Encore fortement stressée par la crise, l’industrie financière européenne ne financera pas spontanément l’investissement dans l’économie réelle. Il faut l’y inciter et organiser le partage des risques afin d’abaisser fortement le coût du capital pour les entreprises.
Une réforme structurelle est engagée : l’Union bancaire. C’est un grand progrès mais qui exige vigilance et implication : l’objectif final est de briser la fragmentation qui divise l’eurozone et de créer un espace solidaire pour les paiements et l’offre de crédit. Un autre objectif est annoncé : l’Union pour le marché des capitaux. Il peut faire sens si l’UE clarifie publiquement ses objectifs et si des réformes juridiques, fiscales et de supervision sont consenties. Il faut vaincre les comportements court-termistes et le mimétisme spéculatif, inciter à prendre des engagements durables dans les entreprises.
Dans cette perspective, la politique de restructuration de l’industrie financière ne doit pas opposer le financement de marché au crédit bancaire. L’objectif est plutôt d’établir la complémentarité des rôles pour financer l’investissement et en partager les risques : la banque gardera un rôle à cet effet, tandis que celui des investisseurs institutionnels (assureurs, fonds de pension…) et des gestionnaires de fonds d’investissement sera largement développé. Ceci exige que l’UE établisse un cadre propice à l’investissement de long terme, tandis que les acteurs financiers devront reconsidérer leurs modèles de gestion pour mieux financer l’économie.
Ce n’est pas tout : la gouvernance de l’Union ne permet pas aujourd’hui de bien canaliser les soutiens communautaires et faire levier pour l’investissement privé. Illisible au niveau du budget, la gestion des garanties est éparpillée dans les silos de la Commission tandis que la BEI, dont l’actionnariat est exclusivement composé des 28 Etats-membres, est limitée par son mandat. Il faut établir un système de coopération et de partage des risques pour l’investissement d’intérêt européen entre la Commission, la BEI et les banques nationales de développement et d’investissement. Et promouvoir une structure pivot pour le développement des fonds d’investissement. A cet effet nous proposons de recapitaliser le FEI (qui pourra absorber la « facilité » créée dans le plan Juncker) par le budget européen et en faisant largement appel aux investisseurs privés et aux banques d’investissement. Il deviendra un Fonds de fonds. Et l’UE devra entrer au capital de la BEI.
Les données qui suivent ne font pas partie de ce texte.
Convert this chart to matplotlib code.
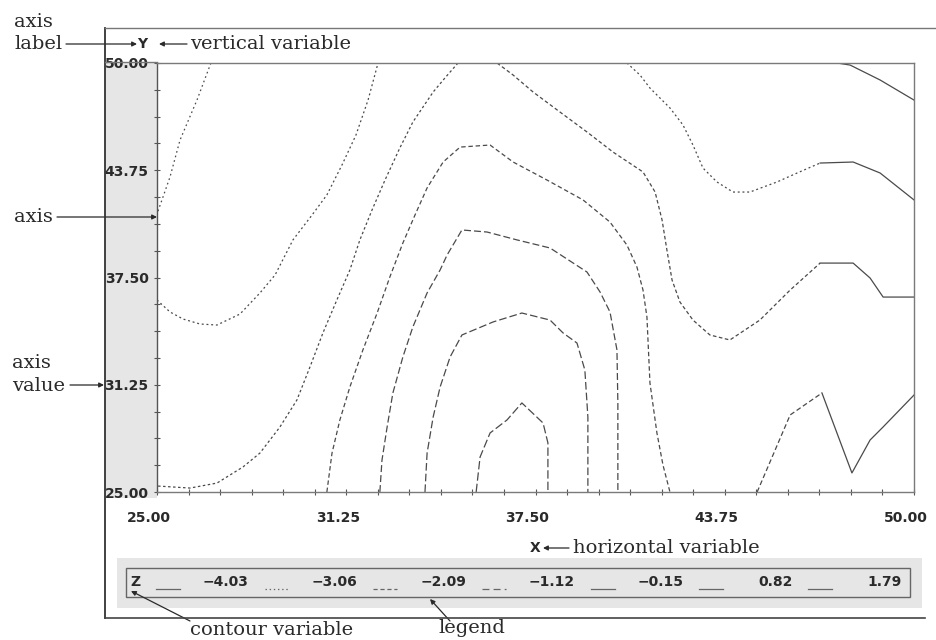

Un défi démocratique majeur
Les dirigeants politiques nationaux et européens ont de grandes responsabilités à assumer. Chaque Etat-nation est responsable chez lui de préparer l’avenir en investissant. Mais chacun ne doit pas faire obstacle à l’investissement au niveau communautaire et au contraire concevoir une solidarité active car les inégalités entre les pays sont très grandes ; ils doivent ensemble accepter de mutualiser des ressources et de créer toutes les conditions nécessaires à la réalisation d’une stratégie européenne. Le Parlement européen et les parlements nationaux doivent se mettre en mouvement, leur rôle sera déterminant dans l’espace public. Nous nous engageons à contribuer à l’implication des entreprises, des groupements professionnels, des organisations sociales, de l’économie sociale et solidaire, des Universités, des collectivités territoriales et des régions. Tous doivent faire évoluer leur culture et coopérer. Investir en Europe fait appel à la volonté de tous, il faut associer les acteurs économiques et sociaux à la préparation des projets, qui doivent parler aux gens et s’enraciner là où ils vivent et travaillent pour être porteurs d’espoir. Et les systèmes d’éducation et d’information doivent porter partout les messages, faire appel à l’esprit et à l’engagement.